▶ _Figure scripts_:

— Begin —

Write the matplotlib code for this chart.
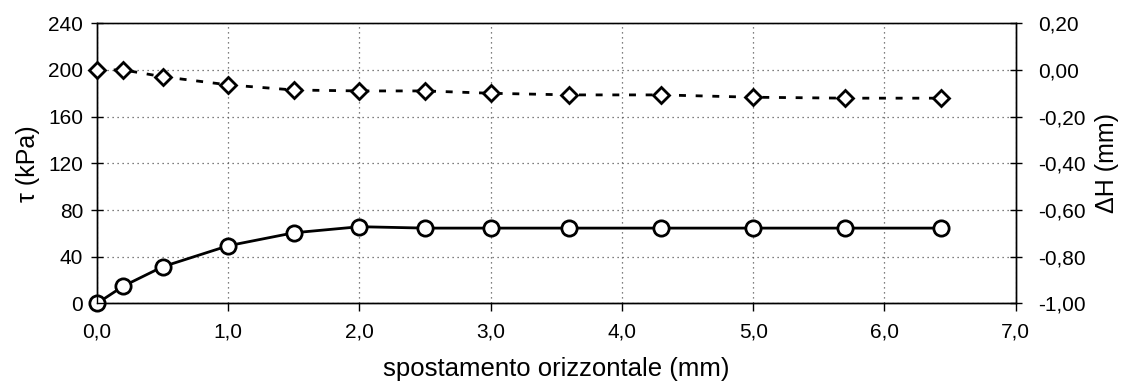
import matplotlib
matplotlib.use("Agg")
import matplotlib.pyplot as plt
from matplotlib.ticker import FuncFormatter

plt.rcParams['font.family'] = ['Liberation Sans', 'DejaVu Sans']
plt.rcParams['axes.unicode_minus'] = False

# data
spostamento = [0.0, 0.2, 0.5, 1.0, 1.5, 2.0, 2.5, 3.0, 3.6, 4.3, 5.0, 5.7, 6.43]
tau = [0.0, 14.8, 31.4, 49.4, 60.5, 65.7, 64.5, 64.5, 64.5, 64.5, 64.5, 64.5, 64.5]
delta_h = [0.0, 0.0, -0.029, -0.064, -0.086, -0.090, -0.090, -0.100, -0.107, -0.107, -0.117, -0.121, -0.121]

x_ticks = [0, 1, 2, 3, 4, 5, 6, 7]
tau_ticks = [0, 40, 80, 120, 160, 200, 240]
dh_ticks = [-1.0, -0.8, -0.6, -0.4, -0.2, 0.0, 0.2]

fig = plt.figure(figsize=(11.23, 3.87), dpi=100)
ax = fig.add_axes([0.0864, 0.216, 0.818, 0.724])
ax2 = ax.twinx()

ax.plot(spostamento, tau, color='black', lw=2, marker='o', ms=11,
        mfc='white', mec='black', mew=2, zorder=3, clip_on=False)
ax2.plot(spostamento, delta_h, color='black', lw=2, ls=(0, (2.5, 3.5)), marker='D', ms=8,
         mfc='white', mec='black', mew=2, zorder=3, clip_on=False)

ax.set_xlim(0, 7)
ax.set_ylim(0, 240)
ax2.set_ylim(-1.0, 0.2)
ax.set_xticks(x_ticks)
ax.set_yticks(tau_ticks)
ax2.set_yticks(dh_ticks)

ax.xaxis.set_major_formatter(FuncFormatter(lambda v, p: f"{v:.1f}".replace('.', ',')))
ax2.yaxis.set_major_formatter(FuncFormatter(lambda v, p: f"{v:.2f}".replace('.', ',')))

ax.grid(True, color='#555555', ls=(0, (1, 3)), lw=0.9)

for a in (ax, ax2):
    for s in a.spines.values():
        s.set_color('black')
        s.set_linewidth(1.0)
ax.spines['top'].set_color('#555555')

ax.tick_params(axis='x', labelsize=15, direction='out', length=6, width=1, pad=8, colors='black')
ax.tick_params(axis='y', labelsize=15, direction='inout', length=8, width=1, pad=6, colors='black')
ax2.tick_params(axis='y', labelsize=15, direction='inout', length=8, width=1, pad=12)

ax.set_xlabel('spostamento orizzontale (mm)', fontsize=18.5, labelpad=11)
ax.set_ylabel('τ (kPa)', fontsize=18, labelpad=6)
ax2.set_ylabel('ΔH (mm)', fontsize=18, labelpad=7)

fig.savefig('out.png', dpi=100)
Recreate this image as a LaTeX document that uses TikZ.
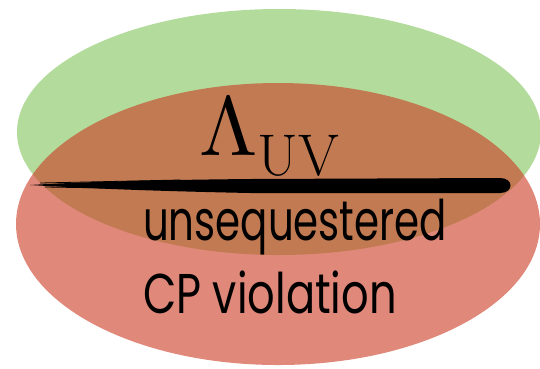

— End —

▶ _JOB_:
Leave out every line without the string "matplotlib" and copy the rest.

▶ _EXERCISE RESPONSE_:
Write the matplotlib code for this chart.
import matplotlib
matplotlib.use("Agg")
import matplotlib.pyplot as plt
from matplotlib.ticker import FuncFormatter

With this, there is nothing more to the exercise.